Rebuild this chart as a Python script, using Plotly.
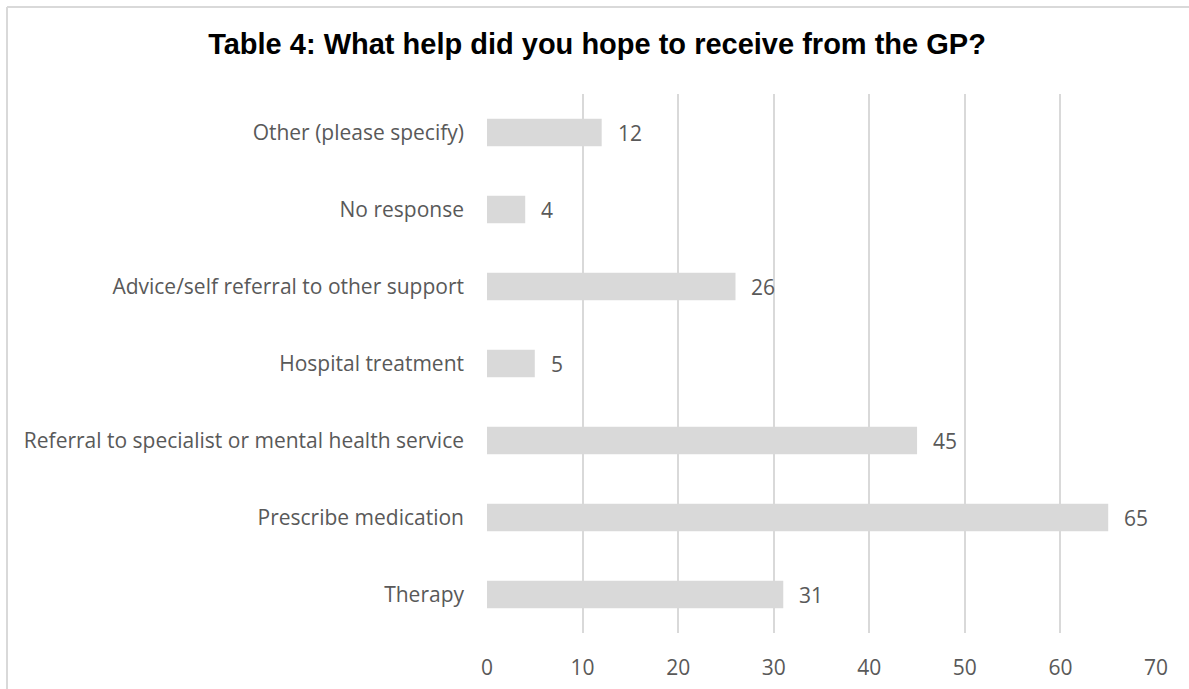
import plotly.graph_objects as go

categories = [
    "Other (please specify)",
    "No response",
    "Advice/self referral to other support",
    "Hospital treatment",
    "Referral to specialist or mental health service",
    "Prescribe medication",
    "Therapy",
]
values = [12, 4, 26, 5, 45, 65, 31]
x_ticks = [0, 10, 20, 30, 40, 50, 60, 70]

W, H = 1189, 689
L, R, T, B = 487, 33, 94, 56
pw, ph = W - L - R, H - T - B

label_font = dict(family="Open Sans, sans-serif", size=21, color="#595959")

fig = go.Figure(
    go.Bar(
        x=values,
        y=categories,
        orientation="h",
        marker=dict(color="#d9d9d9", line=dict(width=0)),
        width=0.36,
        hoverinfo="x+y",
    )
)

for c, v in zip(categories, values):
    fig.add_annotation(
        x=v, y=c, text=str(v), showarrow=False, xanchor="left", xshift=14,
        font=label_font,
    )

bx = (7 - L) / pw
by = 1 + (T - 7) / ph
fig.add_shape(type="line", xref="paper", yref="paper", x0=bx, x1=bx, y0=-1, y1=by,
              line=dict(color="#d9d9d9", width=2))
fig.add_shape(type="line", xref="paper", yref="paper", x0=bx, x1=2, y0=by, y1=by,
              line=dict(color="#d9d9d9", width=2))

fig.update_layout(
    width=W, height=H,
    margin=dict(l=L, r=R, t=T, b=B, autoexpand=False),
    paper_bgcolor="white", plot_bgcolor="white",
    showlegend=False,
    title=dict(
        text="<b>Table 4: What help did you hope to receive from the GP?</b>",
        x=597 / W, xanchor="center", xref="container", y=1 - 44 / H, yanchor="middle", yref="container",
        font=dict(family="Liberation Sans, Arial, sans-serif", size=29, color="#000000"),
    ),
    xaxis=dict(
        range=[0, 70], tickvals=x_ticks, showgrid=True, gridcolor="#d9d9d9", gridwidth=1.5,
        zeroline=False, showline=False, ticks="", tickfont=label_font, ticklabelstandoff=20,
        fixedrange=True, automargin=False,
    ),
    yaxis=dict(
        autorange="reversed", showgrid=False, zeroline=False, showline=False, ticks="",
        tickfont=label_font, ticklabelstandoff=22, fixedrange=True, automargin=False,
    ),
)

fig.write_html("out.html")
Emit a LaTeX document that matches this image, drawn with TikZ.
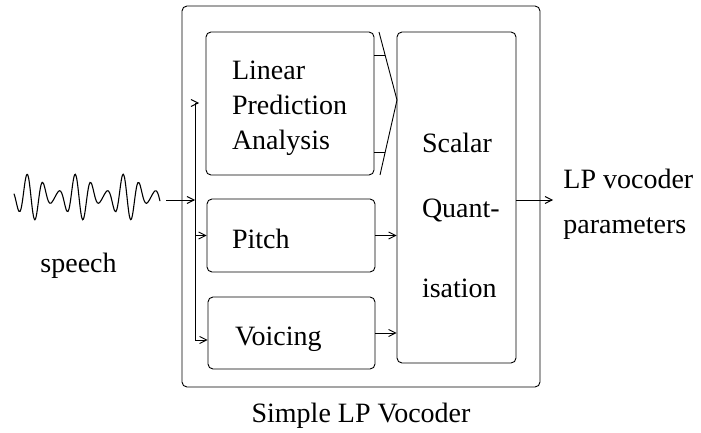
\documentclass[tikz,border=0pt]{standalone}
\usepackage{fontspec}
\setmainfont{Liberation Serif}
\usetikzlibrary{arrows.meta, positioning}
\tikzstyle{block} = [draw, rounded corners=5pt, align=left, inner ysep=0pt]
\tikzstyle{caption} = [inner sep=0pt, align=left]
\tikzstyle{signal} = [-{Straight Barb[length=7pt, width=7pt]}]

\begin{document}
\begin{tikzpicture}[x=1pt, y=-1pt, line width=0.9pt, font=\fontsize{28}{35}\selectfont]
	\useasboundingbox (0,0) rectangle (701,433);

	% speech waveform
	\draw[line width=1.1pt] plot[smooth, domain=14:160, samples=120]
		(\x, {197 - 24*(0.6+0.4*cos(7.5*(\x-31)))*cos(22.5*(\x-27))});
	\node (Speech) [caption, anchor=base west] at (40,272) {speech};
	\coordinate (WaveEnd) at (166,200);

	% vocoder frame
	\node (Vocoder) [draw, rounded corners=5pt, minimum width=358, minimum height=381] at (361,196.5) {};
	\node (Title) [caption, anchor=base] at (361,422) {Simple LP Vocoder};

	% analysis blocks
	\node (LPA) [block, text width=116, inner xsep=26, text height=48, text depth=95] at (290,103.5)
		{Linear\\Prediction\\Analysis};
	\node (Pitch) [block, text width=118, inner xsep=25, text height=49, text depth=24] at (291,235.5) {Pitch};
	\node (Voicing) [block, text width=113, inner xsep=27, text height=48, text depth=24] at (291.5,333) {Voicing};

	% quantiser
	\node (SQ) [block, text width=69, inner xsep=25, text height=120, text depth=211] at (456.5,197.5)
		{Scalar\\[31pt]\mbox{Quant-}\\[44pt]isation};

	% input bus
	\coordinate (BusIn) at (195,200);
	\coordinate (BusTop) at (195,103);
	\coordinate (BusBot) at (195,340);
	\coordinate (LPAIn) at (199,103);
	\draw[signal] (WaveEnd) -- (BusIn);
	\draw (BusTop) -- (BusBot);
	\draw[signal] (BusTop) -- (LPAIn);
	\draw[signal] (Pitch.west -| BusTop) -- (Pitch.west);
	\draw[signal] (BusBot) -- (BusBot -| Voicing.west);

	% LP coefficients into the quantiser
	\coordinate (FunTop) at (379,32);
	\coordinate (FunTip) at (397,100);
	\coordinate (FunBot) at (380,175);
	\coordinate (StubA) at (385,55);
	\coordinate (StubB) at (385,152);
	\draw (FunTop) -- (FunTip) -- (FunBot);
	\draw (LPA.east |- StubA) -- (StubA);
	\draw (LPA.east |- StubB) -- (StubB);

	\draw[signal] (Pitch.east) -- (Pitch.east -| SQ.west);
	\draw[signal] (Voicing.east) -- (Voicing.east -| SQ.west);

	% output
	\coordinate (Out) at (553,200);
	\draw[signal] (SQ.east |- Out) -- (Out);
	\node (Params) [caption, anchor=base west] at (563,233) {LP vocoder\\[10pt]parameters};
\end{tikzpicture}
\end{document}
——
Copy nothing but the lines from the top of the data down to the line containing "x_ticks = [0, 10, 20, 30, 40, 50, 60, 70]", and leave the pictures out.

Rebuild this chart as a Python script, using Plotly.
import plotly.graph_objects as go

categories = [
    "Other (please specify)",
    "No response",
    "Advice/self referral to other support",
    "Hospital treatment",
    "Referral to specialist or mental health service",
    "Prescribe medication",
    "Therapy",
]
values = [12, 4, 26, 5, 45, 65, 31]
x_ticks = [0, 10, 20, 30, 40, 50, 60, 70]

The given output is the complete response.